::: Dataset excerpt
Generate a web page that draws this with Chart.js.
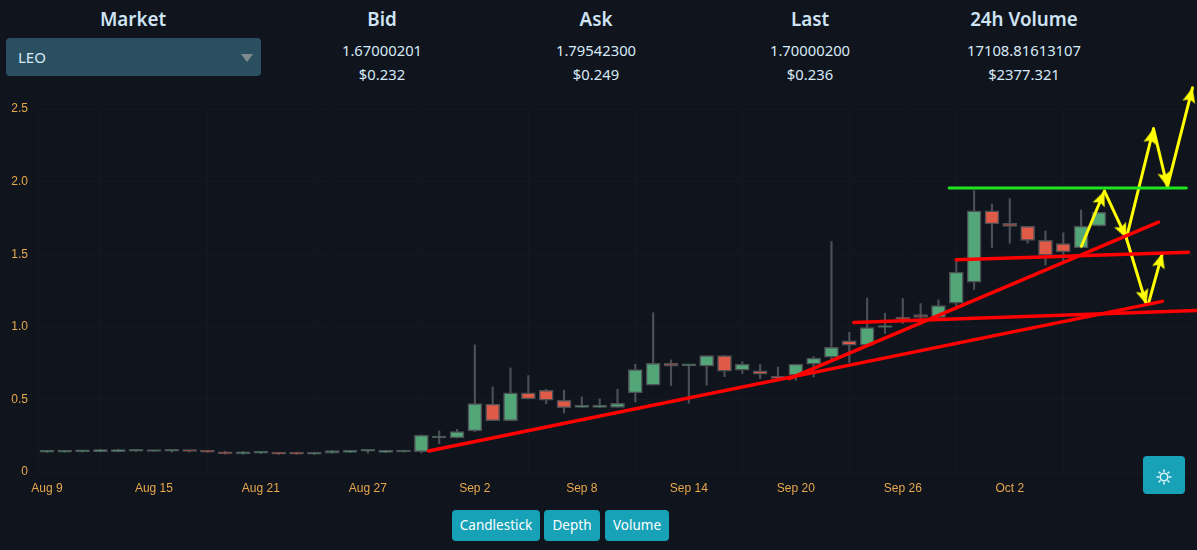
<!DOCTYPE html>
<html>
<head>
<meta charset="utf-8">
<title>LEO market</title>
<script src="https://cdn.jsdelivr.net/npm/chart.js@4"></script>
<style>
  html, body { margin: 0; padding: 0; background: #10141d; overflow: hidden; }
  body { width: 1197px; height: 550px; position: relative; font-family: "Noto Sans", sans-serif; color: #d7eaf8; }
  .col { position: absolute; top: 0; width: 214px; text-align: center; }
  .col h3 { margin: 0; position: absolute; top: 6px; left: 0; right: 0; font-size: 18.8px; line-height: 26px; font-weight: 600; color: #cfe4f4; }
  .col div { position: absolute; left: 0; right: 0; font-size: 14.8px; line-height: 20px; }
  .v1 { top: 40px; }
  .v2 { top: 64px; }
  #market { position: absolute; left: 6px; top: 38px; width: 255px; height: 38px; background: #2a4f61; border-radius: 4px; font-size: 15px; line-height: 38px; text-indent: 12px; }
  #market i { position: absolute; left: 235px; top: 16px; border: 6px solid transparent; border-top: 8px solid #808a90; border-bottom: 0; }
  #wrap { position: absolute; left: 0; top: 84px; width: 1197px; height: 417px; }
  .btn { position: absolute; top: 510px; height: 31px; line-height: 31px; background: #17a2b8; border-radius: 4px; color: #fff; font-size: 13.5px; text-align: center; }
  #sun { position: absolute; left: 1143px; top: 456px; width: 42px; height: 38px; background: #17a2b8; border-radius: 4px; }
</style>
</head>
<body>
<div class="col" style="left:26px"><h3>Market</h3></div>
<div id="market">LEO<i></i></div>
<div class="col" style="left:275px"><h3>Bid</h3><div class="v1">1.67000201</div><div class="v2">$0.232</div></div>
<div class="col" style="left:489px"><h3>Ask</h3><div class="v1">1.79542300</div><div class="v2">$0.249</div></div>
<div class="col" style="left:703px"><h3>Last</h3><div class="v1">1.70000200</div><div class="v2">$0.236</div></div>
<div class="col" style="left:917px"><h3>24h Volume</h3><div class="v1">17108.81613107</div><div class="v2">$2377.321</div></div>

<div id="wrap"><canvas id="chart"></canvas></div>

<div class="btn" style="left:452px;width:88px">Candlestick</div>
<div class="btn" style="left:544px;width:56px">Depth</div>
<div class="btn" style="left:605px;width:64px">Volume</div>
<div id="sun">
  <svg width="42" height="38" viewBox="0 0 42 38" fill="none" stroke="#dff4f8" stroke-width="1.6">
    <circle cx="21" cy="21" r="3.8"/>
    <path d="M21 13.5v2.5M21 26v2.5M13.5 21h2.5M26 21h2.5M15.7 15.7l1.8 1.8M24.5 24.5l1.8 1.8M15.7 26.3l1.8-1.8M24.5 17.5l1.8-1.8"/>
  </svg>
</div>

<script>
const tickIndex = [0, 6, 12, 18, 24, 30, 36, 42, 48, 54]
const tickLabels = ['Aug 9', 'Aug 15', 'Aug 21', 'Aug 27', 'Sep 2', 'Sep 8', 'Sep 14', 'Sep 20', 'Sep 26', 'Oct 2']

// one candle per day, starting Aug 9
const open = [.137, .137, .139, .140, .140, .143, .141, .143, .145, .141, .139, .125, .130, .135, .135, .122, .130, .135, .143, .135,
  .138, .14, .234, .234, .283, .467, .354, .545, .563, .494, .445, .445, .445, .545, .598, .749, .731, .729, .802, .701,
  .696, .659, .667, .743, .79, .903, .873, .995, 1.064, 1.085, 1.064, 1.163, 1.308, 1.798, 1.713, 1.692, 1.595, 1.574, 1.543, 1.694]
const high = [.142, .143, .147, .156, .157, .149, .146, .148, .148, .144, .143, .141, .138, .136, .136, .129, .148, .143, .148, .143,
  .148, .255, .283, .294, .876, .586, .717, .664, .57, .563, .517, .505, .57, .742, 1.097, .772, .733, .802, .802, .76,
  .742, .724, .743, .795, 1.588, .963, 1.198, 1.094, 1.195, 1.16, 1.185, 1.45, 1.938, 1.846, 1.883, 1.692, 1.66, 1.648, 1.805, 1.788]
const low = [.135, .136, .138, .138, .138, .142, .140, .137, .137, .135, .123, .122, .127, .122, .122, .120, .129, .133, .130, .133,
  .137, .132, .195, .234, .278, .354, .354, .503, .47, .406, .445, .445, .445, .483, .598, .595, .473, .598, .657, .678,
  .643, .645, .632, .655, .77, .754, .873, .954, 1.023, 1.03, 1.064, 1.14, 1.257, 1.547, 1.575, 1.575, 1.425, 1.444, 1.543, 1.694]
const close = [.139, .139, .146, .143, .143, .148, .143, .147, .141, .137, .125, .135, .133, .123, .123, .127, .147, .138, .146, .138,
  .146, .255, .236, .278, .471, .354, .545, .503, .494, .443, .45, .447, .473, .706, .748, .728, .733, .802, .694, .743,
  .673, .645, .743, .784, .859, .873, .995, 1.009, 1.053, 1.064, 1.146, 1.377, 1.798, 1.708, 1.692, 1.595, 1.494, 1.515, 1.694, 1.788]

// hand drawn trend lines, [x0, x1] in candle index and [y0, y1] in price
const redX = [[21.4, 62.56], [41.64, 62.34], [45.25, 64.47], [51.0, 64.02]]
const redY = [[.145, 1.175], [.643, 1.721], [1.030, 1.113], [1.462, 1.513]]
const greenX = [50.6, 63.9]
const greenY = [1.956, 1.956]
const arrowX = [[58.02, 59.31], [59.31, 60.54], [60.54, 61.66], [61.78, 62.56], [60.54, 62.06], [62.06, 62.84], [62.84, 64.25]]
const arrowY = [[1.555, 1.935], [1.935, 1.610], [1.610, 1.154], [1.161, 1.507], [1.610, 2.364], [2.364, 1.963], [1.963, 2.647]]

const GREEN = 'rgb(83, 166, 120)'
const RED = 'rgb(224, 90, 72)'
const WICK = '#4c5054'
const GRID = '#131821'

// arrow head with its tip in the middle of the canvas, pointing up
const head = document.createElement('canvas')
head.width = 30
head.height = 30
{
    const c = head.getContext('2d')
    c.fillStyle = '#ffff00'
    c.beginPath()
    c.moveTo(15, 15)
    c.lineTo(21.5, 30)
    c.lineTo(15, 27)
    c.lineTo(8.5, 30)
    c.closePath()
    c.fill()
}

const segment = (xs, ys) => xs.map((x, i) => ({ x: x, y: ys[i] }))

const redLines = redX.map((xs, i) => ({
    type: 'line',
    data: segment(xs, redY[i]),
    borderColor: '#ff0000',
    borderWidth: 3.5,
    borderCapStyle: 'round',
    pointRadius: 0,
    clip: false,
    order: 0
}))

const arrows = arrowX.map((xs, i) => ({
    type: 'line',
    data: segment(xs, arrowY[i]),
    borderColor: '#ffff00',
    borderWidth: 3,
    borderCapStyle: 'round',
    pointStyle: head,
    // the radius only decides whether the tip counts as inside the chart area
    pointRadius: [0, 30],
    pointRotation: (ctx) => {
        const { x: xs2, y: ys2 } = ctx.chart.scales
        const d = ctx.dataset.data
        const dx = xs2.getPixelForValue(d[1].x) - xs2.getPixelForValue(d[0].x)
        const dy = ys2.getPixelForValue(d[1].y) - ys2.getPixelForValue(d[0].y)
        return Math.atan2(dx, -dy) * 180 / Math.PI
    },
    clip: false,
    order: 0
}))

const config = {
    type: 'bar',
    data: {
        datasets: [
            {
                data: open.map((o, i) => ({ x: i, y: [o, close[i]] })),
                backgroundColor: open.map((o, i) => close[i] >= o ? GREEN : RED),
                borderColor: WICK,
                // very flat candles are nearly all border
                borderWidth: open.map((o, i) => Math.abs(close[i] - o) < 0.02 ? 2 : 1.5),
                borderSkipped: false,
                barThickness: 14,
                minBarLength: 2,
                grouped: false,
                order: 1
            },
            {
                data: low.map((l, i) => ({ x: i, y: [l, high[i]] })),
                backgroundColor: WICK,
                barThickness: 1.5,
                grouped: false,
                order: 2
            },
            ...redLines,
            {
                type: 'line',
                data: segment(greenX, greenY),
                borderColor: '#1ee61e',
                borderWidth: 3,
                borderCapStyle: 'round',
                pointRadius: 0,
                clip: false,
                order: 0
            },
            ...arrows
        ]
    },
    options: {
        responsive: true,
        maintainAspectRatio: false,
        animation: false,
        layout: { autoPadding: false, padding: { top: 25, left: 0, right: 0, bottom: 0 } },
        plugins: {
            legend: { display: false },
            tooltip: { enabled: false }
        },
        scales: {
            x: {
                type: 'linear',
                min: -0.5,
                max: 64.5,
                offset: false,
                afterBuildTicks: (scale) => { scale.ticks = tickIndex.map((v) => ({ value: v })) },
                afterFit: (scale) => {
                    scale.height = 29
                    scale.paddingLeft = 0
                    scale.paddingRight = 0
                },
                grid: { color: GRID, drawTicks: false },
                border: { color: GRID },
                ticks: {
                    color: '#e8a84c',
                    font: { family: '"Liberation Sans"', size: 12 },
                    padding: 9,
                    maxRotation: 0,
                    autoSkip: false,
                    callback: (value) => tickLabels[tickIndex.indexOf(value)]
                }
            },
            y: {
                min: 0,
                max: 2.5,
                afterFit: (scale) => { scale.width = 38 },
                grid: {
                    color: (ctx) => ctx.tick.value === 0 ? '#07090d' : GRID,
                    drawTicks: false
                },
                border: { color: GRID },
                ticks: {
                    color: '#e8a84c',
                    font: { family: '"Liberation Sans"', size: 12 },
                    padding: 10,
                    stepSize: 0.5,
                    callback: (value) => value === 0 ? '0' : value.toFixed(1)
                }
            }
        }
    }
}

const chart = new Chart(document.getElementById('chart'), config)
</script>
</body>
</html>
::::::
> _Task description_: Copy each line above containing the string "with".

> _The completed task_:
Generate a web page that draws this with Chart.js.
// arrow head with its tip in the middle of the canvas, pointing up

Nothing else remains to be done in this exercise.